Yeah, look at that. It’s not just the overweight buying childish garbage. The exact opposite too. The fake fit supplement people are just as starved for the sweet pebbly goodness that is Post Fruity Pebbles. Like it honestly baffles me, look I was going to end with this.

It even says Epic on it in big bold letters. Haha EPIC Fruity Pebbles Cake YAAAAS! Ect ect that was where this whole article was going towards, but I can’t even pretend that’s dumb. It’s not, it’s Fruity Pebbles on and inside a cake. That’s delightful, just the branding was so heavy into the hip corporation vibe I was just gonna poke a little fun. Just I mean it somehow transcends from unhealthy snacks, unhealthy cereal, and cooking ingredient to thirty five dollar jug of whatever the hell that is.
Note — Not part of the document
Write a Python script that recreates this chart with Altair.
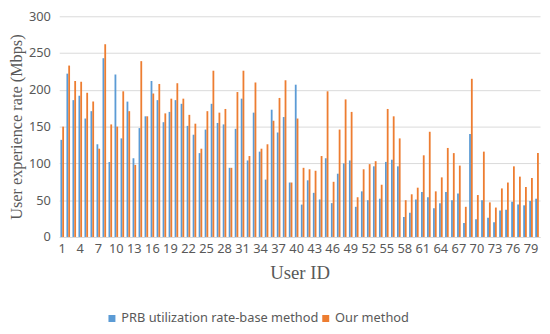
import altair as alt
import pandas as pd

ids = list(range(1, 81))
series = ["PRB utilization rate-base method", "Our method"]

prb = [132, 222, 186, 192, 161, 171, 126, 243, 102, 221,
       134, 184, 107, 148, 164, 212, 186, 156, 170, 186,
       181, 151, 139, 114, 146, 181, 155, 153, 94, 147,
       188, 104, 169, 116, 78, 173, 142, 163, 74, 207,
       44, 77, 60, 51, 107, 46, 86, 100, 104, 41,
       62, 50, 96, 52, 102, 105, 96, 27, 33, 51,
       61, 54, 39, 46, 61, 50, 59, 19, 140, 24,
       50, 26, 20, 36, 37, 48, 44, 43, 49, 52]

ours = [150, 233, 212, 211, 196, 184, 120, 262, 153, 150,
        198, 171, 98, 239, 164, 195, 208, 168, 188, 209,
        188, 166, 154, 120, 171, 226, 169, 174, 94, 197,
        226, 110, 210, 120, 126, 158, 189, 213, 74, 161,
        94, 92, 90, 110, 198, 75, 146, 187, 170, 54,
        92, 99, 103, 71, 174, 164, 134, 50, 58, 67,
        111, 143, 62, 81, 121, 114, 97, 41, 215, 57,
        116, 47, 40, 66, 74, 96, 82, 68, 80, 114]

y_ticks = [0, 50, 100, 150, 200, 250, 300]
x_labels = list(range(1, 80, 3))

df = pd.DataFrame({
    "id": ids * 2,
    "method": [series[0]] * len(ids) + [series[1]] * len(ids),
    "rate": prb + ours,
})

grey = "#595959"

chart = alt.Chart(df).mark_bar().encode(
    x=alt.X("id:O", title="User ID",
            scale=alt.Scale(paddingInner=0.4, paddingOuter=0.2),
            axis=alt.Axis(values=x_labels, labelAngle=0, ticks=False,
                          labelFont="Noto Sans", labelFontSize=13, labelColor=grey,
                          labelPadding=6, labelOverlap=False,
                          domainColor="#d9d9d9", domainWidth=1,
                          titleFont="Liberation Serif", titleFontSize=19,
                          titleFontWeight="normal", titleColor=grey, titlePadding=8)),
    xOffset=alt.XOffset("method:N", sort=series),
    y=alt.Y("rate:Q", title="User experience rate (Mbps)",
            scale=alt.Scale(domain=[0, 300], nice=False),
            axis=alt.Axis(values=y_ticks, ticks=False, domain=False,
                          gridColor="#d9d9d9", gridWidth=1,
                          labelFont="Noto Sans", labelFontSize=13, labelColor=grey,
                          labelPadding=9,
                          titleFont="Liberation Serif", titleFontSize=16.5,
                          titleFontWeight="normal", titleColor=grey, titlePadding=4)),
    color=alt.Color("method:N", sort=series,
                    scale=alt.Scale(domain=series, range=["#5B9BD5", "#ED7D31"]),
                    legend=alt.Legend(orient="none", legendX=47, legendY=300,
                                      direction="horizontal", title=None,
                                      symbolType="square", symbolSize=50,
                                      symbolStrokeWidth=0, labelLimit=400,
                                      labelOffset=3,
                                      labelFont="Noto Sans", labelFontSize=13,
                                      labelColor=grey, columnPadding=-6)),
).properties(
    width=488, height=224,
    padding={"left": 0, "top": 0, "right": 2, "bottom": 0},
).configure_view(stroke=None)

chart.save("out.html", embed_options={"renderer": "svg", "actions": False})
So this is my official call to action. Fruity Pebbles must be stopped. We are inching closer to a Fruity Singularity when all things will be Fruity Pebble. Not a flavor like vanilla, but an owned property. A licensed cereal if a cartoon that hasn’t been popular since those Christmas commercials they made that somehow stuck in circulation still. Don’t let a bland fruit substitute grasp a stranglehold on the supermarket. That is unless they want to bring back Ice Cream Fruity Pebbles. Those were pretty good.